Extracted records:

- - -

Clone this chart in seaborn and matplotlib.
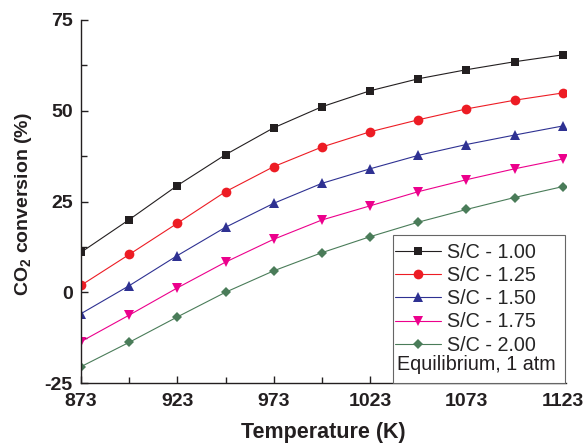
import numpy as np
import pandas as pd
import matplotlib
matplotlib.use("Agg")
import matplotlib.pyplot as plt
from matplotlib.patches import Rectangle
import seaborn as sns

temperature = [873, 898, 923, 948, 973, 998, 1023, 1048, 1073, 1098, 1123]
sc_100 = [11.0, 20.0, 29.4, 37.9, 45.3, 51.1, 55.5, 58.8, 61.3, 63.5, 65.4]
sc_125 = [1.9, 10.4, 19.0, 27.7, 34.6, 40.0, 44.2, 47.5, 50.5, 52.9, 54.9]
sc_150 = [-5.9, 1.8, 10.1, 17.9, 24.5, 30.0, 34.0, 37.7, 40.7, 43.3, 45.8]
sc_175 = [-13.6, -6.3, 1.2, 8.3, 14.6, 19.9, 23.8, 27.7, 31.0, 34.0, 36.7]
sc_200 = [-20.5, -13.8, -6.8, 0.0, 5.9, 10.9, 15.3, 19.3, 22.8, 26.1, 29.1]
labels = ["S/C - 1.00", "S/C - 1.25", "S/C - 1.50", "S/C - 1.75", "S/C - 2.00"]
series = [sc_100, sc_125, sc_150, sc_175, sc_200]
x_major = [873, 923, 973, 1023, 1073, 1123]
x_minor = [898, 948, 998, 1048, 1098]
y_major = [-25, 0, 25, 50, 75]
y_minor = [-12.5, 12.5, 37.5, 62.5]
note = "Equilibrium, 1 atm"

colors = ["#231f20", "#ed1c24", "#2e3192", "#ec008c", "#4a7c59"]
markers = ["s", "o", "^", "v", "D"]
msizes = [6.0, 7.0, 7.5, 7.5, 5.5]

sns.set_style("ticks")
plt.rcParams["font.family"] = ["Liberation Sans", "DejaVu Sans"]
plt.rcParams["mathtext.fontset"] = "custom"
plt.rcParams["mathtext.rm"] = "Liberation Sans"
plt.rcParams["mathtext.bf"] = "Liberation Sans:bold"
plt.rcParams["axes.unicode_minus"] = False

W, H = 587, 443
L, R, T, B = 81, 565.6, 20, 383
AW, AH = R - L, B - T
fig = plt.figure(figsize=(W / 100, H / 100), dpi=100)
ax = fig.add_axes([L / W, (H - B) / H, AW / W, AH / H])

def fx(px):
    return (px - L) / AW

def fy(py):
    return (B - py) / AH

for lab, vals, c, m, ms in zip(labels, series, colors, markers, msizes):
    df = pd.DataFrame({"T": temperature, "v": vals})
    sns.lineplot(data=df, x="T", y="v", ax=ax, color=c, marker=m,
                 markersize=ms, markeredgewidth=0, linewidth=0.8,
                 label=lab, clip_on=True)

ax.set_xlim(873, 873 + 250 * AW / 481.7)
ax.set_ylim(-25, 75)
ax.set_xticks(x_major)
ax.set_xticks(x_minor, minor=True)
ax.set_yticks(y_major)
ax.set_yticks(y_minor, minor=True)
ax.tick_params(which="both", direction="in", width=1.0, color="#231f20")
ax.tick_params(which="major", length=5, labelsize=14)
ax.tick_params(which="minor", length=4)
ax.tick_params(axis="x", which="major", pad=7)
ax.tick_params(axis="y", which="major", pad=6)
for t in ax.get_xticklabels() + ax.get_yticklabels():
    t.set_fontweight("bold")
    t.set_color("#231f20")

for s in ["top", "right"]:
    ax.spines[s].set_visible(False)
for s in ["left", "bottom"]:
    ax.spines[s].set_linewidth(1.0)
    ax.spines[s].set_color("#231f20")

ax.set_xlabel("Temperature (K)", fontsize=15.5, fontweight="bold", color="#231f20")
ax.set_ylabel(r"CO$_\mathbf{2}$ conversion (%)", fontsize=14, fontweight="bold", color="#231f20")
ax.xaxis.set_label_coords(0.5, fy(422))
ax.yaxis.set_label_coords(fx(34), fy(204))

# legend frame
ax.add_patch(Rectangle((fx(392.5), 0), fx(565) - fx(392.5), fy(235), transform=ax.transAxes,
                       facecolor="white", edgecolor="#666666", linewidth=0.8, zorder=5,
                       clip_on=False))
handles, labs = ax.get_legend_handles_labels()
leg = ax.legend(handles, labs, loc="upper left", bbox_to_anchor=(fx(395), fy(243)),
                fontsize=14.2, frameon=False, handlelength=2.35, handletextpad=0.3,
                labelspacing=0.21, borderpad=0, borderaxespad=0)
leg.set_zorder(6)
ax.text(fx(397), fy(364), note, transform=ax.transAxes,
        fontsize=14.2, va="center", ha="left", color="#231f20", zorder=7)

fig.savefig("out.png", dpi=100)
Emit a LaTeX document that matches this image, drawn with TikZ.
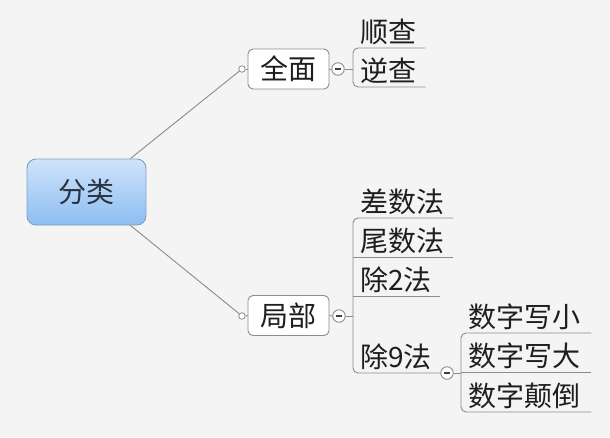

- - -

Given instruction: Skip the pictures. Restate exactly the lines from the start of the entries through the line containing "import seaborn as sns", both ends included.

Result of the task:
Clone this chart in seaborn and matplotlib.
import numpy as np
import pandas as pd
import matplotlib
matplotlib.use("Agg")
import matplotlib.pyplot as plt
from matplotlib.patches import Rectangle
import seaborn as sns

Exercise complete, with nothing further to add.